The primary goal of the proposal is to make the curriculum, implemented in 1980, less fragmented.
"Any curriculum that was geared towards the needs of the students more than 20 years ago is naturally not what we're going to need today," said Laurie McNeil, chairwoman of the curriculum review. "We had a sound ship, but we had to scrape a lot of barnacles off the hull."
The main way the committee plans to integrate the curriculum is by having a connections component, which would apply foundational skills to students' majors or minors and connect students' education outside the classroom.
"One of the things we were aware of is that we live in a more global world than 20 years ago," McNeil said.
The connections courses would include three courses related to global citizenship, a U.S. diversity class to replace the cultural diversity requirement, one communications class, one language integration class, one quantitative class and one experiential education class.
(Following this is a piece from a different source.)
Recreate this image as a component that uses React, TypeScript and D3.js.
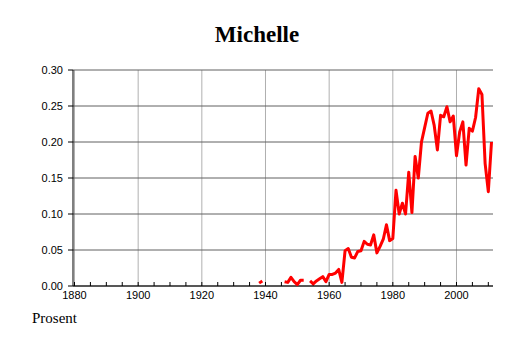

Students could receive credit for the experiential education component through such things as service-learning, fieldwork, an internship or study abroad.
The proposed curriculum would reduce general education requirements from 44 to 42 hours and Arts and Sciences perspectives from 12 to nine hours.
Many courses could count as both a connections course and as an elective or major or minor credit. The courses specifically designated as only connections classes would not count toward required general college hours.
The proposal also tries to get rid of fragmentation in the system by eliminating requirements that the committee thought were unnecessary.